GOAL: Copy every line of the data that includes the string "this".

PROVIDED MATERIAL:
## Begin

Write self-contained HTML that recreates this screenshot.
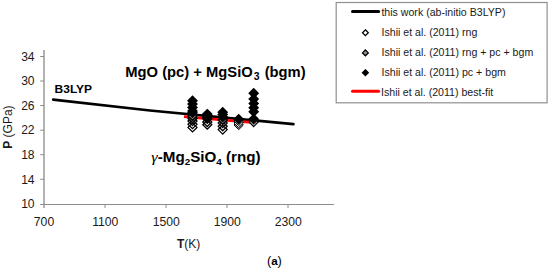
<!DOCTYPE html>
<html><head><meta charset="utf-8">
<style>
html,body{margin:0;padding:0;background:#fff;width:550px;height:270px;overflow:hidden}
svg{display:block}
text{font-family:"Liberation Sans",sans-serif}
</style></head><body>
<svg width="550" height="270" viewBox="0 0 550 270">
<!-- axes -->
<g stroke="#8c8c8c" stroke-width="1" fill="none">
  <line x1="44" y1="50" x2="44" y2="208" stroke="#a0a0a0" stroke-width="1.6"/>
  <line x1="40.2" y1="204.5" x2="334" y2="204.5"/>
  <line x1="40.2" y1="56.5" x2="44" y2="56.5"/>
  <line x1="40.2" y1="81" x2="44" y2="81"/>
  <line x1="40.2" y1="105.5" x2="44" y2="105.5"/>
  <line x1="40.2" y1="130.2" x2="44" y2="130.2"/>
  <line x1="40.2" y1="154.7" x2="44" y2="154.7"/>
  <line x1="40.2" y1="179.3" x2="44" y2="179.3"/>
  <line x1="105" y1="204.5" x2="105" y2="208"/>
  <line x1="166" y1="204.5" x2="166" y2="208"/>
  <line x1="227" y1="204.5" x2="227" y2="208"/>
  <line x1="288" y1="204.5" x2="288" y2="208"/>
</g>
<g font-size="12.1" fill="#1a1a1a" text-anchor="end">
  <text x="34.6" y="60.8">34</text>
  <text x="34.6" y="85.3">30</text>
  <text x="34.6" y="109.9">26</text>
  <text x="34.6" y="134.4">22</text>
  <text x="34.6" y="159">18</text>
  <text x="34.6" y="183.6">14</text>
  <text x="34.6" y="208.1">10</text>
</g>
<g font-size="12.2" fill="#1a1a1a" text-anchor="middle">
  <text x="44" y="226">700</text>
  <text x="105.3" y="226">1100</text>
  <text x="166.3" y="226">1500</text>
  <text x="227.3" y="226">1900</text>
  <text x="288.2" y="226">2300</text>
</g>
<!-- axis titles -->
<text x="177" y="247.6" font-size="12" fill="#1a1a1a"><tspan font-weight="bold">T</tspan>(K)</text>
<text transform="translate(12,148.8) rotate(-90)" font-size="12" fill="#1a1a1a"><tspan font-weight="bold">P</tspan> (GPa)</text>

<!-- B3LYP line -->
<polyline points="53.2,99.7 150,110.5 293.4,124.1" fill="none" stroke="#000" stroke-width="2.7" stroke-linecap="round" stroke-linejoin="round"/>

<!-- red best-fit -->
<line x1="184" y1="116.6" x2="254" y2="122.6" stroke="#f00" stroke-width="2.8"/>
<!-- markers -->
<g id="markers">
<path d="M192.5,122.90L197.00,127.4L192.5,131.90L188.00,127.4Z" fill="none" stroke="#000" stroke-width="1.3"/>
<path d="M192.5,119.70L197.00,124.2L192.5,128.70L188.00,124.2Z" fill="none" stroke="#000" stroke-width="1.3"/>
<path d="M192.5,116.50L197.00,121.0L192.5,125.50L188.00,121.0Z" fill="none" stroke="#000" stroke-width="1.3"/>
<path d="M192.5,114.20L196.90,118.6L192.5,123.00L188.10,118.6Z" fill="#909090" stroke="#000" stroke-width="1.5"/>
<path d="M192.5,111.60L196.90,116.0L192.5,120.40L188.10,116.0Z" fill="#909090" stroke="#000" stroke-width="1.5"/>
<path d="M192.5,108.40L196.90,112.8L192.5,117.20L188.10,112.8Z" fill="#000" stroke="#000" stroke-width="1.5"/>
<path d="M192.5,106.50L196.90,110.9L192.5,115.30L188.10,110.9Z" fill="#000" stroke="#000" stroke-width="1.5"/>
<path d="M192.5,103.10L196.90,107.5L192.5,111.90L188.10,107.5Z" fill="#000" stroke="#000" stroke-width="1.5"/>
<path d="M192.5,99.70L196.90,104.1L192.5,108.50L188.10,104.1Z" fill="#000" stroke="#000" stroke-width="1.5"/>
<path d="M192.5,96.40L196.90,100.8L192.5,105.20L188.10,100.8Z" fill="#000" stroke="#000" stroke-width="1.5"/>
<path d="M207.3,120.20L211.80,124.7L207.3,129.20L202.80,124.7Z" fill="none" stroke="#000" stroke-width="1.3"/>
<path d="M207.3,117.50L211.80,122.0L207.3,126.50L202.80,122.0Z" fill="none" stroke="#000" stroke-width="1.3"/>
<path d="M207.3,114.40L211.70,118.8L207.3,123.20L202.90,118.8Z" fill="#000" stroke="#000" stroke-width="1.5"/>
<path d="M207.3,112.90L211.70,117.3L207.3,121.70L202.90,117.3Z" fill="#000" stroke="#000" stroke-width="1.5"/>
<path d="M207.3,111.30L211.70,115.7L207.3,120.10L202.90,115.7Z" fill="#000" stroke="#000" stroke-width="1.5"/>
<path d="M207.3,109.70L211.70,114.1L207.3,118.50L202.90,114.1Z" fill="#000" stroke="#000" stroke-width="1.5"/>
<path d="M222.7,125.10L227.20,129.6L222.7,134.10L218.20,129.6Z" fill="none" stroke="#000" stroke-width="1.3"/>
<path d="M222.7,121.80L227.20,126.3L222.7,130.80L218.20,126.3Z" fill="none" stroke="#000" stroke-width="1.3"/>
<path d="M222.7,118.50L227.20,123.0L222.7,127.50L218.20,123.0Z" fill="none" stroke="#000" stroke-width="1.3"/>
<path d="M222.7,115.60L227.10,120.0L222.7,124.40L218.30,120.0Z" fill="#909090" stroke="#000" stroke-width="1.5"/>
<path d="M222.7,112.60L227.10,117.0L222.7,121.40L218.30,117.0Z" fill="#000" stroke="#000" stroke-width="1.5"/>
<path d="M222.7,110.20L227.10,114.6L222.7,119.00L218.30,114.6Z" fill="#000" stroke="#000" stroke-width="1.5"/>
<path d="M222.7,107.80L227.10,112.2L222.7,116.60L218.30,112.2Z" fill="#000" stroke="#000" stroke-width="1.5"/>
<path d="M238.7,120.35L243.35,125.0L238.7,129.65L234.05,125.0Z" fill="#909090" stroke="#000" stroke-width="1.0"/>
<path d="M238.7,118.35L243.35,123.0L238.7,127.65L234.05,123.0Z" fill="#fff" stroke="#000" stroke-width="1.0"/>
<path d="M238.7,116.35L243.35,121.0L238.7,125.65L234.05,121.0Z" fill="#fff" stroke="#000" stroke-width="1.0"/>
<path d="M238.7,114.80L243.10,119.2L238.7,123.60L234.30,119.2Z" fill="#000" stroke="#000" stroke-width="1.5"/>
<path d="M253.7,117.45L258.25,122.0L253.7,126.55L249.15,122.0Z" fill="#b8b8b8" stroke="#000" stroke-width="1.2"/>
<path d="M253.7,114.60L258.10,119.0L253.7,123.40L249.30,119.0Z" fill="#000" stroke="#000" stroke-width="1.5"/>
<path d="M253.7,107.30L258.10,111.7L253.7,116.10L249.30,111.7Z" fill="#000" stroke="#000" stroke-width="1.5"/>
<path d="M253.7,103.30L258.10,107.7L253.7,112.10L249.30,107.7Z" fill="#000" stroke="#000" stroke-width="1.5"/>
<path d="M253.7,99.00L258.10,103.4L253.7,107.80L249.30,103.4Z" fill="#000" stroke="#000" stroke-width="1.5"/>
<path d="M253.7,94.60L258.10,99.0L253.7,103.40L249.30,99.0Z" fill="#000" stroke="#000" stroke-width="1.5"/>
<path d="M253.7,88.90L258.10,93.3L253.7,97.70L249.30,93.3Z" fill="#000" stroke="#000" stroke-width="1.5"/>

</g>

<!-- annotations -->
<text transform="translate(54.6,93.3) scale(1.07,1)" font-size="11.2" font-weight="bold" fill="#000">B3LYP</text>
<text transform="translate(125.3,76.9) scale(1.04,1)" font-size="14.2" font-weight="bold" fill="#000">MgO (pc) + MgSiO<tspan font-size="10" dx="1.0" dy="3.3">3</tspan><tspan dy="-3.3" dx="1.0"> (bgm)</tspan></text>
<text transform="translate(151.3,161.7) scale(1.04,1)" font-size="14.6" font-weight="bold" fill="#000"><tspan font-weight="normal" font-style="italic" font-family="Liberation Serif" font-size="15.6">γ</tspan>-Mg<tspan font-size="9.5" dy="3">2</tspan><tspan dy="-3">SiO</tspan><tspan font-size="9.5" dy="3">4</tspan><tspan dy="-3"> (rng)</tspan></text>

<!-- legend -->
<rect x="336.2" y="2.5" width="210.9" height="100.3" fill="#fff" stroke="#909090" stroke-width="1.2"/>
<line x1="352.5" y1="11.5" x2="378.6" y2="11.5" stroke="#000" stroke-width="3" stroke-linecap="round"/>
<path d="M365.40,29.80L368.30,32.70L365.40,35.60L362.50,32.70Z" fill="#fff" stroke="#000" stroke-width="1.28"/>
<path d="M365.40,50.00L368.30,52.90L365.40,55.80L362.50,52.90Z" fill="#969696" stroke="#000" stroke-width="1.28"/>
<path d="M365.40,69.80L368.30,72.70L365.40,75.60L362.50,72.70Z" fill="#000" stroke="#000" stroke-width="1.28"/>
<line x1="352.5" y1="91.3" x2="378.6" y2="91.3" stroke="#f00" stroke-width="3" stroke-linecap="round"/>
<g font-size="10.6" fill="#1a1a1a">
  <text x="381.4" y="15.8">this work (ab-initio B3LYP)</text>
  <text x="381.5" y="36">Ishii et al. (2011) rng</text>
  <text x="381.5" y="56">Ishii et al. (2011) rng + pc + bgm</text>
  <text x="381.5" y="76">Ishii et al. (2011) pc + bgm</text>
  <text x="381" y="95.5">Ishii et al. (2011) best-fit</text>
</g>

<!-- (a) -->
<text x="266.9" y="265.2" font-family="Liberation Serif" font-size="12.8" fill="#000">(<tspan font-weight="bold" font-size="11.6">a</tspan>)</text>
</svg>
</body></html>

## End

TASK SOLUTION:
Write self-contained HTML that recreates this screenshot.
  <text x="381.4" y="15.8">this work (ab-initio B3LYP)</text>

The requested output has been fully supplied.